You see, things like the blurbs, and the checklist, are a special part of the experience, for anyone looking for a spark to their imagination! When you have but one comic that came out in a given year, and you look at pithy descriptions of the multitude of published stories- you can’t help making up, in your head, what would that story be like? Of course, at that point, a comic’s the big colorful movie in your head that leaps off the pages. You don’t have the pages, don’t have more than, at most, a piece of promotional art- but you have a few exciting words! PLus, they were fun because you could still get interested in finding, one day, the things described. What was written for the monthly buyer becomes a map to comics past. ON top of that, your head is now full of a multitude of comics to imagine, together in one sprawling universe, populating racks and spinners all over.

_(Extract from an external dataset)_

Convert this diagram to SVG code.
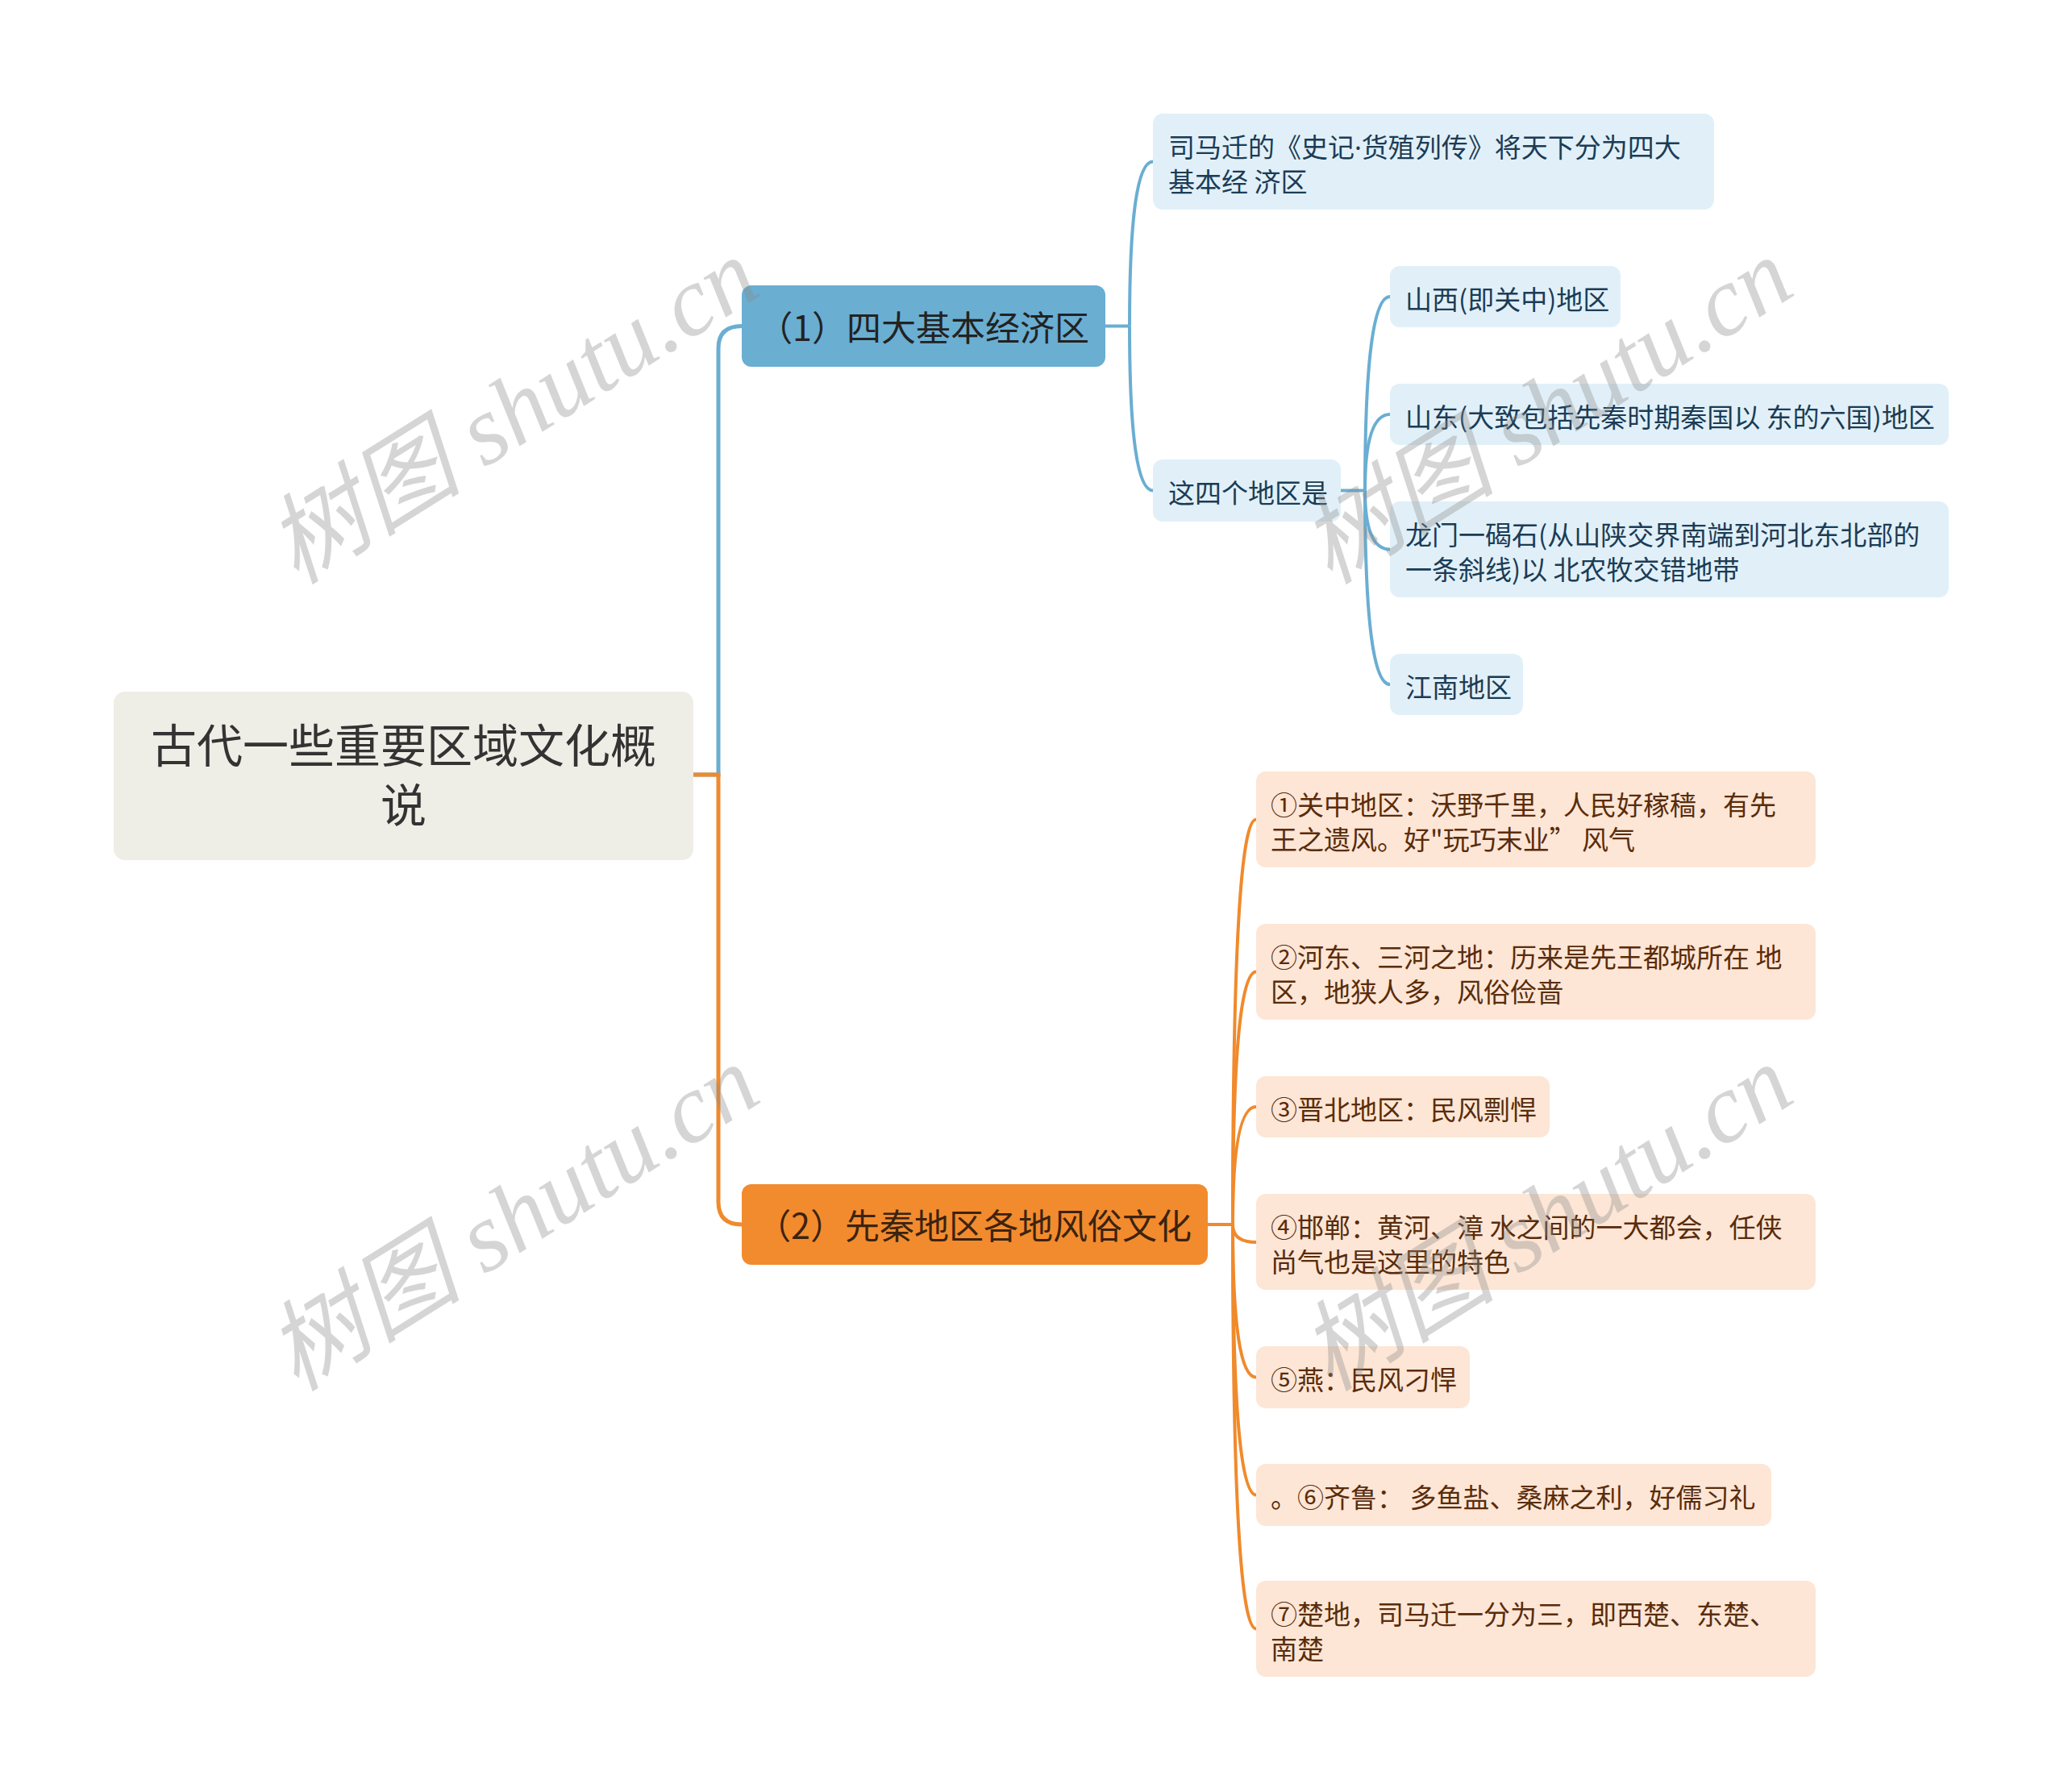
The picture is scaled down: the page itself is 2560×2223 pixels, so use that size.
<svg xmlns="http://www.w3.org/2000/svg" width="2560" height="2223" viewBox="0 0 2560 2223">
<style>
text{font-family:"Noto Sans CJK SC","Noto Sans",sans-serif;}
.root{fill:#efeee6;}
.rootT{font-size:57px;fill:#333333;text-anchor:middle;}
.b1{fill:#6aaed2;}
.b1T{font-size:43px;fill:#222222;text-anchor:end;}
.o1{fill:#f28b2e;}
.o1T{font-size:43px;fill:#3c230f;text-anchor:end;}
.b2{fill:#e1f0f8;}
.b2T{font-size:33px;fill:#1b3c56;}
.o2{fill:#fde6d6;}
.o2T{font-size:33px;fill:#5a2c0b;}
.lat{font-family:"Noto Sans","DejaVu Sans",sans-serif;}
.lb{fill:none;stroke:#6aaed2;}
.lo{fill:none;stroke:#f08a2c;}
.w1{stroke-width:5;}
.w2{stroke-width:4;}
.wm{font-family:"Liberation Serif","Noto Sans CJK SC",serif;font-style:italic;font-size:122px;fill:#8a8a8a;opacity:0.35;text-anchor:middle;}
</style>
<rect width="2560" height="2223" fill="#ffffff"/>
<g id="connectors">
<path class="lb w1" d="M860 961 H891 V432 Q891 404.5 920 404.5"/>
<path class="lo w1" d="M860 961 H891 V1491 Q891 1519 920 1519"/>
<path class="lb w2" d="M1371 404.5 H1401"/>
<path class="lb w2" d="M1401 404.5 Q1401 200.5 1430 200.5"/>
<path class="lb w2" d="M1401 404.5 Q1401 608.5 1430 608.5"/>
<path class="lb w2" d="M1663 608.5 H1693"/>
<path class="lb w2" d="M1693 608.5 Q1693 368 1724 368"/>
<path class="lb w2" d="M1693 608.5 Q1693 514 1724 514"/>
<path class="lb w2" d="M1693 608.5 Q1693 681.5 1724 681.5"/>
<path class="lb w2" d="M1693 608.5 Q1693 849 1724 849"/>
<path class="lo w2" d="M1498 1519 H1529"/>
<path class="lo w2" d="M1529 1519 Q1529 1016.5 1558 1016.5"/>
<path class="lo w2" d="M1529 1519 Q1529 1205.5 1558 1205.5"/>
<path class="lo w2" d="M1529 1519 Q1529 1373 1558 1373"/>
<path class="lo w2" d="M1529 1519 Q1529 1541 1558 1541"/>
<path class="lo w2" d="M1529 1519 Q1529 1708.5 1558 1708.5"/>
<path class="lo w2" d="M1529 1519 Q1529 1854.5 1558 1854.5"/>
<path class="lo w2" d="M1529 1519 Q1529 2020.5 1558 2020.5"/>
</g>
<g id="root">
<rect class="root" x="141" y="858" width="719" height="209" rx="14"/>
<text class="rootT" x="500.5" y="945.5">古代一些重要区域文化概</text>
<text class="rootT" x="500.5" y="1019.5">说</text>
</g>
<g id="n1">
<rect class="b1" x="920" y="354" width="451" height="101" rx="12"/>
<text class="b1T" x="1351" y="422.5">（1）四大基本经济区</text>
</g>
<g id="n2">
<rect class="o1" x="920" y="1469" width="578" height="100" rx="12"/>
<text class="o1T" x="1478" y="1536.5">（2）先秦地区各地风俗文化</text>
</g>
<g id="n1a">
<rect class="b2" x="1430" y="141" width="696" height="119" rx="12"/>
<text class="b2T" x="1449" y="194.5">司马迁的《史记<tspan class="lat">·</tspan>货殖列传》将天下分为四大</text>
<text class="b2T" x="1449" y="237.5">基本经 济区</text>
</g>
<g id="n1b">
<rect class="b2" x="1430" y="570" width="233" height="77" rx="12"/>
<text class="b2T" x="1449" y="624">这四个地区是</text>
</g>
<g id="n1b1">
<rect class="b2" x="1724" y="330" width="286" height="76" rx="12"/>
<text class="b2T" x="1743" y="383.5">山西(即关中)地区</text>
</g>
<g id="n1b2">
<rect class="b2" x="1724" y="476" width="693" height="76" rx="12"/>
<text class="b2T" x="1743" y="529.5">山东(大致包括先秦时期秦国以 东的六国)地区</text>
</g>
<g id="n1b3">
<rect class="b2" x="1724" y="622" width="693" height="119" rx="12"/>
<text class="b2T" x="1743" y="675.5">龙门一碣石(从山陕交界南端到河北东北部的</text>
<text class="b2T" x="1743" y="718.5">一条斜线)以 北农牧交错地带</text>
</g>
<g id="n1b4">
<rect class="b2" x="1724" y="811" width="165" height="76" rx="12"/>
<text class="b2T" x="1743" y="864.5">江南地区</text>
</g>
<g id="n2a">
<rect class="o2" x="1558" y="957" width="694" height="119" rx="12"/>
<text class="o2T" x="1576" y="1010.5">①关中地区：沃野千里，人民好稼穑，有先</text>
<text class="o2T" x="1576" y="1053.5">王之遗风。好"玩巧末业” 风气</text>
</g>
<g id="n2b">
<rect class="o2" x="1558" y="1146" width="694" height="119" rx="12"/>
<text class="o2T" x="1576" y="1199.5">②河东、三河之地：历来是先王都城所在 地</text>
<text class="o2T" x="1576" y="1242.5">区，地狭人多，风俗俭啬</text>
</g>
<g id="n2c">
<rect class="o2" x="1558" y="1335" width="364" height="76" rx="12"/>
<text class="o2T" x="1576" y="1388.5">③晋北地区：民风剽悍</text>
</g>
<g id="n2d">
<rect class="o2" x="1558" y="1481" width="694" height="119" rx="12"/>
<text class="o2T" x="1576" y="1534.5">④邯郸：黄河、漳 水之间的一大都会，任侠</text>
<text class="o2T" x="1576" y="1577.5">尚气也是这里的特色</text>
</g>
<g id="n2e">
<rect class="o2" x="1558" y="1670" width="265" height="77" rx="12"/>
<text class="o2T" x="1576" y="1724">⑤燕：民风刁悍</text>
</g>
<g id="n2f">
<rect class="o2" x="1558" y="1816" width="639" height="77" rx="12"/>
<text class="o2T" x="1576" y="1870">。⑥齐鲁： 多鱼盐、桑麻之利，好儒习礼</text>
</g>
<g id="n2g">
<rect class="o2" x="1558" y="1961" width="694" height="119" rx="12"/>
<text class="o2T" x="1576" y="2014.5">⑦楚地，司马迁一分为三，即西楚、东楚、</text>
<text class="o2T" x="1576" y="2057.5">南楚</text>
</g>
<g id="watermarks">
<text class="wm" transform="translate(658 545) rotate(-32)">树图 shutu.cn</text>
<text class="wm" transform="translate(1940 545) rotate(-32)">树图 shutu.cn</text>
<text class="wm" transform="translate(658 1546) rotate(-32)">树图 shutu.cn</text>
<text class="wm" transform="translate(1940 1546) rotate(-32)">树图 shutu.cn</text>
</g>
</svg>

People talk so fondly of things they can re-purchase on eBay. My own happy memories touch the texture- of what it’s like to mentally live in suggested Marvel, to engage in an imaginary world based more often on advertisements than experience. It’s that version of Marvel you made up in your own mind- how you came to it- that is what is unique in our young fan experiences. Discuss published stories with whom you will, but it was the excitement spurring you to your own imagination that still lights the caverns. We still care, really, because we’re keeping alive a part of us that could do something like read a blurb of evocative names, envision some costume or entire situation.
Some time-lost good times I had were spent trying to re-create a story out of some page-bottom slug or checklist item. So thank you!